# [EXERCISE REQUIREMENTS]
Retype, exactly as they stand, the lines from the start of the data to the line that contains "from matplotlib.ticker import MultipleLocator", both ends included. Leave the pictures out.
──────────
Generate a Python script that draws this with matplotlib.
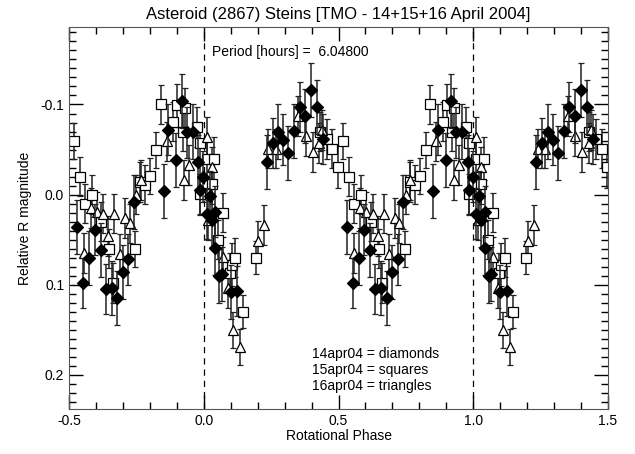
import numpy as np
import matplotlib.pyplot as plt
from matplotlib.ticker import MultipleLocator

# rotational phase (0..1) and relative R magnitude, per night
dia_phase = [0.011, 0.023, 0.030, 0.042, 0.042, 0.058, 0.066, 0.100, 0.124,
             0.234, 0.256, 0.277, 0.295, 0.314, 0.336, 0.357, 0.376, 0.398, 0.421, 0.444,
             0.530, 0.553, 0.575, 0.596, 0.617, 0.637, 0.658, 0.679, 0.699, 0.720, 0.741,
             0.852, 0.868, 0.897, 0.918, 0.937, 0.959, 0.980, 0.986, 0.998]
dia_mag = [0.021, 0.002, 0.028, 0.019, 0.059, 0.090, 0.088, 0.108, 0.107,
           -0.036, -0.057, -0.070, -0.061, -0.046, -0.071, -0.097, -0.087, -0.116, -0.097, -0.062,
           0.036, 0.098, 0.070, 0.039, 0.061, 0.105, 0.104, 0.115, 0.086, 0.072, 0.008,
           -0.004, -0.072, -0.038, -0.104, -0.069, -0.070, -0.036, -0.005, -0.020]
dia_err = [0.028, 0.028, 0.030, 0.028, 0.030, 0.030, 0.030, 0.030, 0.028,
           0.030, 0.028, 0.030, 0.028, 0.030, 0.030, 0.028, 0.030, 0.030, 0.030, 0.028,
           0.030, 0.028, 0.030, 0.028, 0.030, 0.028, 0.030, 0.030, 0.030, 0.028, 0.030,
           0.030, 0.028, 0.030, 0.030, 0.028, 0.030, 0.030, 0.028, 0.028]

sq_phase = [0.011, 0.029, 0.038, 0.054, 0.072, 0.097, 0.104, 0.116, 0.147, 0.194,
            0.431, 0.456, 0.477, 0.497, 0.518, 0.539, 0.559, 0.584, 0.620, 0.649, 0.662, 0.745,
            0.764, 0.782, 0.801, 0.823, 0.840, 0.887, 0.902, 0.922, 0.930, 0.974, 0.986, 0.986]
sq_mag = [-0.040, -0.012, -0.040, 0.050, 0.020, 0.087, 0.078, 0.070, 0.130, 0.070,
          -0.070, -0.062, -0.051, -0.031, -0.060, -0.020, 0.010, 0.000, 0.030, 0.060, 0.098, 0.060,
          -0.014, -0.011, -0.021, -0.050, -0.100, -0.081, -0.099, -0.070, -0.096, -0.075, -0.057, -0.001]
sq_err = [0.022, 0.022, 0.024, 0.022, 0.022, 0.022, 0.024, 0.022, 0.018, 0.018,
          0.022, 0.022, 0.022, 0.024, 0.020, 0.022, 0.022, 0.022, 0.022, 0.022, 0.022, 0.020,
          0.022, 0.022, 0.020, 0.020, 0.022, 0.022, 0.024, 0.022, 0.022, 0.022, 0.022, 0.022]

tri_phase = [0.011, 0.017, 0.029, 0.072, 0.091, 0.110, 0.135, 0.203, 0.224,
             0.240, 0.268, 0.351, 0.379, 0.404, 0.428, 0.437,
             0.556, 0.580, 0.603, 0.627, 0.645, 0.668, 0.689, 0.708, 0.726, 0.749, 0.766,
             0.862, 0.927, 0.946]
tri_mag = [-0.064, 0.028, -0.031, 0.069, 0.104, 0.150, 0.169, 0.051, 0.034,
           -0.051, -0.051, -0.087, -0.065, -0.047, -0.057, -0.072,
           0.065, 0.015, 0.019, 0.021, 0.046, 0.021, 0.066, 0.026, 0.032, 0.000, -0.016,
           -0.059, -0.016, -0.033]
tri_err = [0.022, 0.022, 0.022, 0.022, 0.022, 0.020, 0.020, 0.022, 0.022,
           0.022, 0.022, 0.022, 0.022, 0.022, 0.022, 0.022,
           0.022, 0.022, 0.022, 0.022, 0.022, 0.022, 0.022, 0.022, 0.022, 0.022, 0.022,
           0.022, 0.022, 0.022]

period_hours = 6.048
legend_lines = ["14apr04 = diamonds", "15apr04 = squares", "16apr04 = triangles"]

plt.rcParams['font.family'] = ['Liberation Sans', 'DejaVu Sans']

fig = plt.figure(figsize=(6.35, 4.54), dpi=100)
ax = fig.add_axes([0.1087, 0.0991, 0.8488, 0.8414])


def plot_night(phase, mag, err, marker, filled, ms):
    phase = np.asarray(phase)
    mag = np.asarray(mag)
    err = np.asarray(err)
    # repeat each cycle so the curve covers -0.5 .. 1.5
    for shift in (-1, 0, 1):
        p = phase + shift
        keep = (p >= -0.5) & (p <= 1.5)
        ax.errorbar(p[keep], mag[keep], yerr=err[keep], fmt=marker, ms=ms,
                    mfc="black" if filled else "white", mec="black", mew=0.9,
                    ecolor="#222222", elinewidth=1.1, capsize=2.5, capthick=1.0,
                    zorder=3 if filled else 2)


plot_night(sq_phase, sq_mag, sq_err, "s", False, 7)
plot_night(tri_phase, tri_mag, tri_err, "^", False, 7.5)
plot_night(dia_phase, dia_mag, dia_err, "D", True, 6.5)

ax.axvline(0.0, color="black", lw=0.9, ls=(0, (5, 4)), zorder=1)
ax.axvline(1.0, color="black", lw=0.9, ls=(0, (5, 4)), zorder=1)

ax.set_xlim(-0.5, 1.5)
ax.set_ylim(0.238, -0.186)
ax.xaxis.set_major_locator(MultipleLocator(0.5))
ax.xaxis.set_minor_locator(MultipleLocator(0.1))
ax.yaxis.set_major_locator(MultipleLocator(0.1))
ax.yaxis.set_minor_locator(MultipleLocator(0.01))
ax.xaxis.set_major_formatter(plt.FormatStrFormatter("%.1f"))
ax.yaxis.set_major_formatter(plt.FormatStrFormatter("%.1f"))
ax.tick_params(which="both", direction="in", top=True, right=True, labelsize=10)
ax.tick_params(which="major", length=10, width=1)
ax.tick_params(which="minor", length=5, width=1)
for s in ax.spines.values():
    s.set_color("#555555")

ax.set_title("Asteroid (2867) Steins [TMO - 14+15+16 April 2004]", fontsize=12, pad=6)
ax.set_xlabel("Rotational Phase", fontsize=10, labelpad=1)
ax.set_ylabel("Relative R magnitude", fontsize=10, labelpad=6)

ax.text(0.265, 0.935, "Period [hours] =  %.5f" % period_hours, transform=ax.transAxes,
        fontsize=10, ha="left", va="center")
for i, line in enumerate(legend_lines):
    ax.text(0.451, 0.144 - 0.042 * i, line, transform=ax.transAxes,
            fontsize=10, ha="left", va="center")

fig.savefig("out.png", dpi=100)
──────────
# [EXERCISE OUTPUT]
Generate a Python script that draws this with matplotlib.
import numpy as np
import matplotlib.pyplot as plt
from matplotlib.ticker import MultipleLocator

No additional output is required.